== WRITTEN REQUEST ==
Please write out the lines of the data exactly, beginning with the first and ending with the line containing "fc='white', ec='none'))"; leave the pictures behind.

== INFORMATION PROVIDED ==
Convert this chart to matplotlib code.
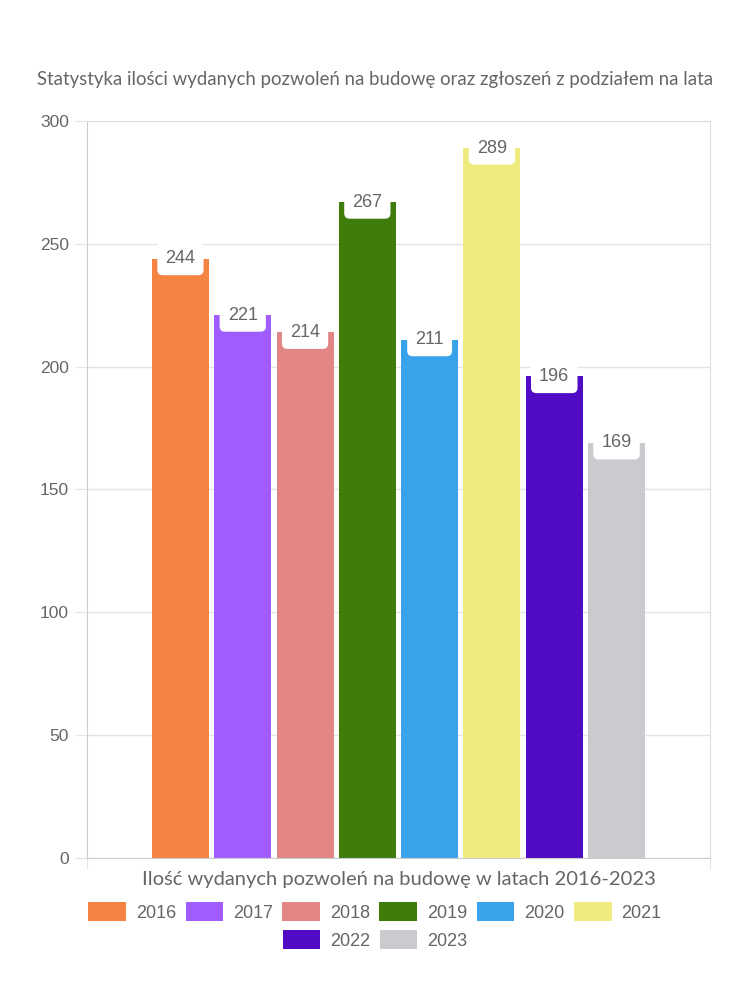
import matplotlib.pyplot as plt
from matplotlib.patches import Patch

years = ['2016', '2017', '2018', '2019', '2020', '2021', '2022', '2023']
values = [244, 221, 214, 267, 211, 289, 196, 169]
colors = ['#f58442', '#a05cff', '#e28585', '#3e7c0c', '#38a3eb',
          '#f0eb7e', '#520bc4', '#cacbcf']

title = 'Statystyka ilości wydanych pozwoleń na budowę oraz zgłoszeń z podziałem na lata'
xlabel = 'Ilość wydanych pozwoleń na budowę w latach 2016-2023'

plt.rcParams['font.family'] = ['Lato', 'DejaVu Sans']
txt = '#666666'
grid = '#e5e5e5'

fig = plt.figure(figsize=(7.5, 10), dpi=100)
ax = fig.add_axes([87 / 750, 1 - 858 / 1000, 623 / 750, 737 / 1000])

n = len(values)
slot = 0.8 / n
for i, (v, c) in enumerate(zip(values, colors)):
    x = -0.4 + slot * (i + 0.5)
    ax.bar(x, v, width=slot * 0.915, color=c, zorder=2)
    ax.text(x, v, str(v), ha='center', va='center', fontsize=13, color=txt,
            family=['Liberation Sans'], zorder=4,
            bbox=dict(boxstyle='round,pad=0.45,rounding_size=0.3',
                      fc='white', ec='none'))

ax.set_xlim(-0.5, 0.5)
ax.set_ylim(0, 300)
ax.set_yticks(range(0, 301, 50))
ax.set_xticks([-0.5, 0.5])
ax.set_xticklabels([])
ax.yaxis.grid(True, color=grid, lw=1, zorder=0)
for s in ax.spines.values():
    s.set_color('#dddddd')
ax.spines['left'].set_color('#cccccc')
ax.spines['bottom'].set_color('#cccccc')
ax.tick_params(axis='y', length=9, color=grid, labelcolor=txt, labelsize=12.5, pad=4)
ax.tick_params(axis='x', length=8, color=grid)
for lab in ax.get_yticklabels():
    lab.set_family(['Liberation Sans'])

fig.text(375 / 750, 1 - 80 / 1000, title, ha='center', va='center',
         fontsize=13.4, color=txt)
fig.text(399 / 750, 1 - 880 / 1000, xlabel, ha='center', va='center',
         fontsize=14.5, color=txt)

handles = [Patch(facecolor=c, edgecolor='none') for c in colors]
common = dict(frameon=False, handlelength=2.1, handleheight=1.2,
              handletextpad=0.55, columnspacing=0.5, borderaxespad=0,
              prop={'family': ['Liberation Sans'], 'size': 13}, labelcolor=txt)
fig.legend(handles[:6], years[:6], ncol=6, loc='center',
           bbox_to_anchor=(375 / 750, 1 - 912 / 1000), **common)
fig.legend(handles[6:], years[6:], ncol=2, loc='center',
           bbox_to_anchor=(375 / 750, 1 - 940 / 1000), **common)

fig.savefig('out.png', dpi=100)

== FINISHED ANSWER ==
Convert this chart to matplotlib code.
import matplotlib.pyplot as plt
from matplotlib.patches import Patch

years = ['2016', '2017', '2018', '2019', '2020', '2021', '2022', '2023']
values = [244, 221, 214, 267, 211, 289, 196, 169]
colors = ['#f58442', '#a05cff', '#e28585', '#3e7c0c', '#38a3eb',
          '#f0eb7e', '#520bc4', '#cacbcf']

title = 'Statystyka ilości wydanych pozwoleń na budowę oraz zgłoszeń z podziałem na lata'
xlabel = 'Ilość wydanych pozwoleń na budowę w latach 2016-2023'

plt.rcParams['font.family'] = ['Lato', 'DejaVu Sans']
txt = '#666666'
grid = '#e5e5e5'

fig = plt.figure(figsize=(7.5, 10), dpi=100)
ax = fig.add_axes([87 / 750, 1 - 858 / 1000, 623 / 750, 737 / 1000])

n = len(values)
slot = 0.8 / n
for i, (v, c) in enumerate(zip(values, colors)):
    x = -0.4 + slot * (i + 0.5)
    ax.bar(x, v, width=slot * 0.915, color=c, zorder=2)
    ax.text(x, v, str(v), ha='center', va='center', fontsize=13, color=txt,
            family=['Liberation Sans'], zorder=4,
            bbox=dict(boxstyle='round,pad=0.45,rounding_size=0.3',
                      fc='white', ec='none'))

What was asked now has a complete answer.